Chelsea and Lyon, though, were already there, having anticipated the wind change years ago. They had put long-term strategies in place to ensure that, when the breeze turned their way, they would stay at its foremost edge.

Some of the world’s best players – Wendie Renard, Fran Kirby, Ada Hegerberg, Ji So-Yun, Saki Kumagai, Maren Mjelde, Amandine Henry – had been there for some time. But as more money and more attention whirled their way, each club recognised the need to evolve. Their recruitment strategies over the past two years reflect their desire to avoid complacency, combing the globe for the players who will help create their next dynasties.

Kerr and Carpenter were two of the players flown across the sea to do just that. While they took some time to relax into their new surroundings, there was little doubt – particularly from those in Australia and the United States who had watched these two women’s talents balloon beyond what their leagues could contain – that they would rise to the challenge.

Both Kerr and Carpenter are now regular starters for Chelsea and Lyon, both in their domestic leagues as well as other competitions. Kerr is second on the FA Women’s Super League golden boot race with 12, just two behind all-time record holder, Vivianne Miedema, and is equal fourth for assists (5) alongside fellow Australian, Caitlin Foord.

Ellie Carpenter
Ellie Carpenter playing for her Division 1 Féminine side Olympique Lyonnais against domestic rivals PSG. Photograph: Franck Fife/AFP/Getty Images

Carpenter, meanwhile, has been earning regular praise in France, having started all of the past 13 games and scoring once.
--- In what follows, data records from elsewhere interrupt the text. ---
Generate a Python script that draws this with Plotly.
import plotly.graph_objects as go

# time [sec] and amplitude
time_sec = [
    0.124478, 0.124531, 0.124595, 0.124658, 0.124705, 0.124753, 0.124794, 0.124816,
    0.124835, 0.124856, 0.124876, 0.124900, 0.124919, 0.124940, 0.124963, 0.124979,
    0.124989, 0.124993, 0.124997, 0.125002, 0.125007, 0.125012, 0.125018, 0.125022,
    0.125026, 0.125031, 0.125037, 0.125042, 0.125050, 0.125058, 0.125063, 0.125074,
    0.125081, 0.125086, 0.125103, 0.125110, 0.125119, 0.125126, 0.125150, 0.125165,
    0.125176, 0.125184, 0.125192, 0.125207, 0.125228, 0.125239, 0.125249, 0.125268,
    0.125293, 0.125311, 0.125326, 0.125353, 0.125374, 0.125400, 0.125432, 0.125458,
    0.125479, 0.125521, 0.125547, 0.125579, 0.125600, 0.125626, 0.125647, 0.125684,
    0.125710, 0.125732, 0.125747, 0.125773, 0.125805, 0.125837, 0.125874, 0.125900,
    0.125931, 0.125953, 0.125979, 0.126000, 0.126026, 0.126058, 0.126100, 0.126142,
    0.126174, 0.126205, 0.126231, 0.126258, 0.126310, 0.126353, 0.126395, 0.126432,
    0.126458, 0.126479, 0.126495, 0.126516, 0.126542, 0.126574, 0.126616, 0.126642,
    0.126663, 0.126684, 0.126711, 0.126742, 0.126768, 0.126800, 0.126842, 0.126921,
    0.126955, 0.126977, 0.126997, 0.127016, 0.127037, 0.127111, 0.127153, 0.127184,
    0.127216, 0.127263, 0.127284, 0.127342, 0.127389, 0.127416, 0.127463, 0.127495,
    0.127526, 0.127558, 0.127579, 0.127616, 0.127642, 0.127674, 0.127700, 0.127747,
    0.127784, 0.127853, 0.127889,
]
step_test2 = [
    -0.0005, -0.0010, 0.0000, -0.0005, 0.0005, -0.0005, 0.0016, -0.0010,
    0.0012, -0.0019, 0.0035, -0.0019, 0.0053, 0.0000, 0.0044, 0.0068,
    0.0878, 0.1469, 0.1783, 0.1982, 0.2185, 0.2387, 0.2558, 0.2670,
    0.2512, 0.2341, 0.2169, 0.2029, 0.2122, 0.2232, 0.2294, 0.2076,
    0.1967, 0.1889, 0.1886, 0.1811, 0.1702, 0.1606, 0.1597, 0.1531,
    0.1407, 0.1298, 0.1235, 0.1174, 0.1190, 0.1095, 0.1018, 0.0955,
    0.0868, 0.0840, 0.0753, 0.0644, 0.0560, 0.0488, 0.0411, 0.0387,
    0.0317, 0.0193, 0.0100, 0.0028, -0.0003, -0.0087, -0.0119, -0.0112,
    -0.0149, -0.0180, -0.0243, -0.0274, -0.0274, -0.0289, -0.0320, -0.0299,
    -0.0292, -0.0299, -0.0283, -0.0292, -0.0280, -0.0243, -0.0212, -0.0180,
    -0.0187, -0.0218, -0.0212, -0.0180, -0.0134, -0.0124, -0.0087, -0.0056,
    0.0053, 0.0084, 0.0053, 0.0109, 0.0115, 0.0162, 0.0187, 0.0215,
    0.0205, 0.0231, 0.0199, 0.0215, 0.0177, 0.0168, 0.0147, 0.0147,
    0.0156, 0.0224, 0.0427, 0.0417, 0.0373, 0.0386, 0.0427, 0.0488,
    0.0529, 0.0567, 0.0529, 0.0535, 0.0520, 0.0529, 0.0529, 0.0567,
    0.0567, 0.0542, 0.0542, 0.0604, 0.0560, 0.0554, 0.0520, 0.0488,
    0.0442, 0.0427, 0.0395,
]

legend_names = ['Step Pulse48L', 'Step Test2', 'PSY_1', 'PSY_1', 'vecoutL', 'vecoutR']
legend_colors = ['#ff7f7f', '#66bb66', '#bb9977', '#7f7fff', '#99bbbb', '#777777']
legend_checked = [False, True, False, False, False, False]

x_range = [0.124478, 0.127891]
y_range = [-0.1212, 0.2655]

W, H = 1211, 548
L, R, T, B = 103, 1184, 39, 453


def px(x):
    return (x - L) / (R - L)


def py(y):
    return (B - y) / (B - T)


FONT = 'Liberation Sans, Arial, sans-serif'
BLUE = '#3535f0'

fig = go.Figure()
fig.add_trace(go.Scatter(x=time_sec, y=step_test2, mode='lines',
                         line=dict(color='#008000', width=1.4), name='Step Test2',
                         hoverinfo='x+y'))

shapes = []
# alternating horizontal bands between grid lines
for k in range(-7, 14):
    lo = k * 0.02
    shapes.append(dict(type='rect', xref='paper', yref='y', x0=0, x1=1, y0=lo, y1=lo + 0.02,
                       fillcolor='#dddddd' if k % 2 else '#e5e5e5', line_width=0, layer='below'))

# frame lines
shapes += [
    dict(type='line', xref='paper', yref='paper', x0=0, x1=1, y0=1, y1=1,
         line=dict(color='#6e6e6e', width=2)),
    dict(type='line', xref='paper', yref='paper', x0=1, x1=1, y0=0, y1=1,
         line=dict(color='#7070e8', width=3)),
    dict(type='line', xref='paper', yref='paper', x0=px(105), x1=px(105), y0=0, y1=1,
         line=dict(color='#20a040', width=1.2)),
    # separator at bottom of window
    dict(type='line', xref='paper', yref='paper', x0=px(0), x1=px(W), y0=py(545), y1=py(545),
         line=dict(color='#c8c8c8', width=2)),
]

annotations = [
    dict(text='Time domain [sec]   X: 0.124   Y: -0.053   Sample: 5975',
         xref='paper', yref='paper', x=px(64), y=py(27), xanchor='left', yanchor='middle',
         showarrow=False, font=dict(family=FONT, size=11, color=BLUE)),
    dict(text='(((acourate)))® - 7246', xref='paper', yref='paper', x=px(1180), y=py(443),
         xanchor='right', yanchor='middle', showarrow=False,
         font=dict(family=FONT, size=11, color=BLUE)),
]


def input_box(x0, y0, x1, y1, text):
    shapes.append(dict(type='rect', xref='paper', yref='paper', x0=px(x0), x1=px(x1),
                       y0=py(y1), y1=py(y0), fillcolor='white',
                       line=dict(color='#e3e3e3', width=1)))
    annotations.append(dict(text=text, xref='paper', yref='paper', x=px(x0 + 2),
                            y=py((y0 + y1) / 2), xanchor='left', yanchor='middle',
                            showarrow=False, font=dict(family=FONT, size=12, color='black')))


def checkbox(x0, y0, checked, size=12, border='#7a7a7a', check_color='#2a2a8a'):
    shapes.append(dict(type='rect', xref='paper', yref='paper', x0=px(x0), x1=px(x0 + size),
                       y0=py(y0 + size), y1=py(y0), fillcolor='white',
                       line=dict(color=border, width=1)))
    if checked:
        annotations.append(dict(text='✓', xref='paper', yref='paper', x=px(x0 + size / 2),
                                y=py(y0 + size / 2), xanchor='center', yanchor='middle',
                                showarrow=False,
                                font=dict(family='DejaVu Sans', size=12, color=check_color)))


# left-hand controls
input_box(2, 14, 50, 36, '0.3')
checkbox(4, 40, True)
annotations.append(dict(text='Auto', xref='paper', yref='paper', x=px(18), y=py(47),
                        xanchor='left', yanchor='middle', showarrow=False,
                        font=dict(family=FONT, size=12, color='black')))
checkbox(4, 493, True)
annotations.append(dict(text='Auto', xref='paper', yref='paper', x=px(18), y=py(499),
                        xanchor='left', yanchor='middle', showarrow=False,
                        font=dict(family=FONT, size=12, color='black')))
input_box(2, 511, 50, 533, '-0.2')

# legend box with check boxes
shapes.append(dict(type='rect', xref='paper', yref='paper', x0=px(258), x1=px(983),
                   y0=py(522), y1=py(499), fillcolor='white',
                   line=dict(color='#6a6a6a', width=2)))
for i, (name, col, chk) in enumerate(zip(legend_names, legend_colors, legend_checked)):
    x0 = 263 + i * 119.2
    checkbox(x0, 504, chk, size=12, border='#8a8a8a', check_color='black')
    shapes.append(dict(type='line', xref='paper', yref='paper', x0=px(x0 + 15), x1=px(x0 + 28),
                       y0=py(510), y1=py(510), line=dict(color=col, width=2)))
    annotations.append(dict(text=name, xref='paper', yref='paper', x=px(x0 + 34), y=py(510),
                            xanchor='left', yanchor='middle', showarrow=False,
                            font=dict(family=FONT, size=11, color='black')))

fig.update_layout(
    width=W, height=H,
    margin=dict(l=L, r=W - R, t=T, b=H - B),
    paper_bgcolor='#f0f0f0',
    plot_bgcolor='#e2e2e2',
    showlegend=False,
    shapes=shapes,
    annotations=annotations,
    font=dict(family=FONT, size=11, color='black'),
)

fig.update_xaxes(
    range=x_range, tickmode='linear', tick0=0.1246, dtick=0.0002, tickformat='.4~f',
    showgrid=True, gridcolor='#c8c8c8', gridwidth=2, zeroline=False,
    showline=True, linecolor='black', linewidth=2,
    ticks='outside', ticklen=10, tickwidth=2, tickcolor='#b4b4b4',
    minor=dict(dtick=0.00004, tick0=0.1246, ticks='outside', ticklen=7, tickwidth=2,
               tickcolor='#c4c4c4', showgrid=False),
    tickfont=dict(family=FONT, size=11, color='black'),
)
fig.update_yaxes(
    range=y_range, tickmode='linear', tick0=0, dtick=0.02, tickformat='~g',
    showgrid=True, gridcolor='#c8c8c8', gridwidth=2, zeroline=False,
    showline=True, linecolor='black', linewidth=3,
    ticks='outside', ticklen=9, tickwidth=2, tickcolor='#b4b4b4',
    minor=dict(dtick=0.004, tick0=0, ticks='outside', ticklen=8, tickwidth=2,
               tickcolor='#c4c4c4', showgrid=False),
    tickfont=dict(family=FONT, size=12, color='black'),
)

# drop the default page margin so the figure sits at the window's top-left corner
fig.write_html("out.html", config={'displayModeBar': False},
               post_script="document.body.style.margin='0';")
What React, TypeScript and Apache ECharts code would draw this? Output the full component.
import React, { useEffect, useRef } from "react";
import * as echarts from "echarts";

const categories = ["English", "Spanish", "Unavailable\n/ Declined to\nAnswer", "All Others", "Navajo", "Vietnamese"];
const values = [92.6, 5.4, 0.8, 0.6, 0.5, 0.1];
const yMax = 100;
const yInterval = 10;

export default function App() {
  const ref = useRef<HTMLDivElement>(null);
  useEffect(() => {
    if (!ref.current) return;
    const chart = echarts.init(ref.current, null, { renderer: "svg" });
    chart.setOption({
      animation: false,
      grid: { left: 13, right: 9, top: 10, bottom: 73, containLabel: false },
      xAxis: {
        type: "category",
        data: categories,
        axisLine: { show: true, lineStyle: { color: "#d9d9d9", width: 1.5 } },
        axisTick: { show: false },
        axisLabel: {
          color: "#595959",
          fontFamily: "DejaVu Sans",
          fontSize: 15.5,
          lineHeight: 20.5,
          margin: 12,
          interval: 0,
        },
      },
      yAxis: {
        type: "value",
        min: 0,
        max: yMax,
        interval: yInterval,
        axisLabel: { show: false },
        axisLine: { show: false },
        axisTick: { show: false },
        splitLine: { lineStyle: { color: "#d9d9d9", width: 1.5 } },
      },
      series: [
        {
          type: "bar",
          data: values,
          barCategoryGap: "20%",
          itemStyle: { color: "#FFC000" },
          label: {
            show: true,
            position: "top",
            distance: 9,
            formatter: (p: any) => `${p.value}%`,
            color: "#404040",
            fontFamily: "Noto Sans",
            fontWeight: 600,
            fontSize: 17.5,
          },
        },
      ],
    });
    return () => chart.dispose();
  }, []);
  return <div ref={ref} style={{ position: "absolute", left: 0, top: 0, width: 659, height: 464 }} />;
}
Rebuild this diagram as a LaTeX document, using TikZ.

She was also named player of the match in Lyon’s first-leg victory over Brøndby in the round of 16 of the UEFA Women’s Champions League.

Indeed, it is in the UWCL final scheduled for 16 May where these two players plucked from half a world away could meet again. This week the competition’s quarter-final matches were decided, with both Chelsea and Lyon positioned on opposite sides of the draw.

The course each must take to get there, though, heaves with difficulty: Chelsea face last year’s finalists, Wolfsburg, while Lyon will likely play domestic rivals PSG, who handed the reigning UWCL Champions their first loss in almost four years last November.

Even if neither of these two players make it to the final, there can be little question that their moves abroad have been vindicated by the opportunity to do so. If they do, though, each will go down in history as the first two Australian women to face each other in a Champions League final.

While the location is yet to be decided, it will be a far cry from that blazing afternoon at Dorrien Gardens over two years ago. Perth, as it happened, came away 1-0 winners that day; Kerr was bundled over in the box and scored the resulting penalty in the 84th minute.

It’s easy to imagine that the two players who contested the header barely captured by the W-League broadcast camera will, in just a few months, play a role in arguably the biggest game in women’s club football. Only this time, thankfully, the entire world will be able to see it.